Sancho tunnelt Kompany und Schmelzer im Training
Damit hatte Stöger Recht, denn Sanchos großes Selbstbewusstsein beeinträchtigt bisweilen seine Entscheidungsfindung auf dem Platz. Dann agiert der Engländer zu wenig klar in seinen Aktionen, ist zu verspielt und sucht in den Eins-gegen-eins-Situationen das Besondere. Das erinnerte bereits an anatomisch ähnliche Spieler wie Kylian Mbappe oder Ex-Dortmunder Ousmane Dembele, die immer wieder die Grenze überschreiten und ihre Gegenspieler zu veralbern versuchen.
"Manchmal sagt der Trainer: Trenne dich früher vom Ball", verriet Sancho nach ein paar Tagen unter Favre. "Dann bin ich ihm zu verspielt, das muss ich lassen und mehr mit den Mitspielern kombinieren." Favre goutiert zwar Sanchos Mut zu vielen Dribblings, sagt aber auch, dass "einige Korrekturen in seinem Spielstil" vonnöten wären. "Da gibt es noch Details zu korrigieren", so Favre.
Eine ähnliche Ansage bekam Sancho auch schon von Vincent Kompany und Marcel Schmelzer: "Im Training habe ich die Mannschaftskapitäne von Dortmund und Manchester City getunnelt. Beide meinten danach, dass sie das nicht wollten und ich das keinesfalls nochmal machen sollte", so der Engländer im Interview mit JD Football.
BVB-Boss Watzke nennt Sancho in einem Atemzug mit Dembele
Favres Aussagen sowie der nahende Abgang von Sancho-Konkurrent Andre Schürrle belegen jedoch, dass der 18-Jährige hier schon die Nase vorne hat und Dortmunds neuer Coach auf ihn bauen wird.
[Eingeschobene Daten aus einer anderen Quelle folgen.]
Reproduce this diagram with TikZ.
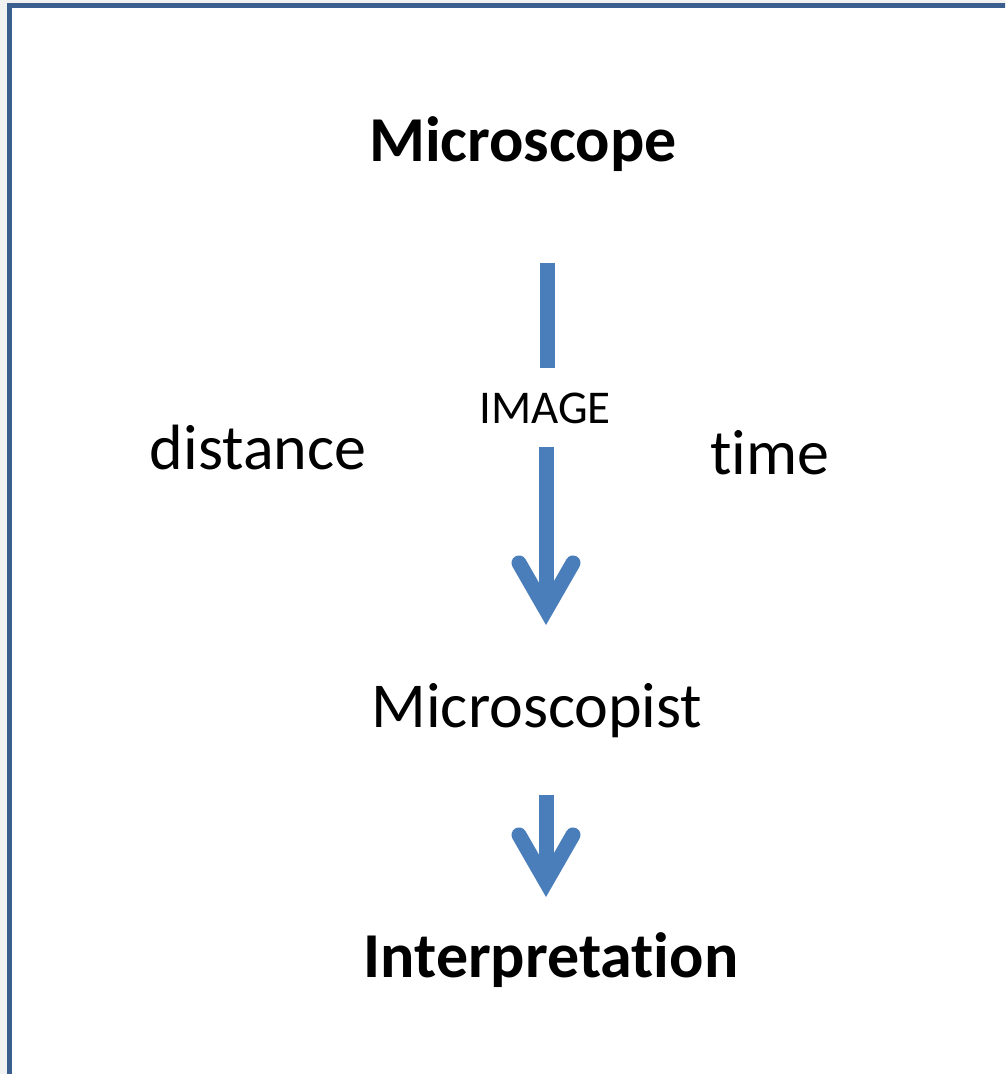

Favre ist bekannt dafür, junge Spieler zu fördern und in seinen bisherigen Statements fand sich häufig der Hinweis, dass die Entwicklung der Spieler für ihn am wichtigsten sei.
Doch noch einmal zurück zu Dembele: Der Franzose kam 2016 nach 26 Ligue-1-Spielen zum BVB und avancierte dort gleich in seinem ersten Profijahr zum Stammspieler und X-Faktor, den die Gegenspieler nie in den Griff bekamen. Geschäftsführer Hans-Joachim Watzke nannte Sancho erst kürzlich in einem Atemzug mit Dembele, als er von großartigen Scouting-Ergebnissen sprach.
Dortmund hat mit Sancho ein Schnäppchen gemacht
Nicht nur deshalb würde es nicht verwundern, sollte Sancho ähnlich schnell wie Dembele und mit Favres Hilfe der Durchbruch gelingen. Er bringt jetzt schon enorm viel dafür mit, arbeitet unter einem Trainer, der ihn fördern und fordern wird und ist im Offensivbereich flexibel einsetzbar.
Hört man Sancho zu, scheint auch er eine gewisse Vorahnung zu besitzen: "Ich möchte eine großartige Saison spielen. Tore schießen, Vorlagen geben, der Mannschaft helfen und sie auch mal tragen", sagte er während der Dortmunder USA-Reise.
Wie auch immer es letztlich kommen mag, eines steht schon zum jetzigen Zeitpunkt fest: Der BVB hat mit dem knapp acht Millionen Euro teuren Jadon Sancho mal wieder ein echtes Schnäppchen gemacht.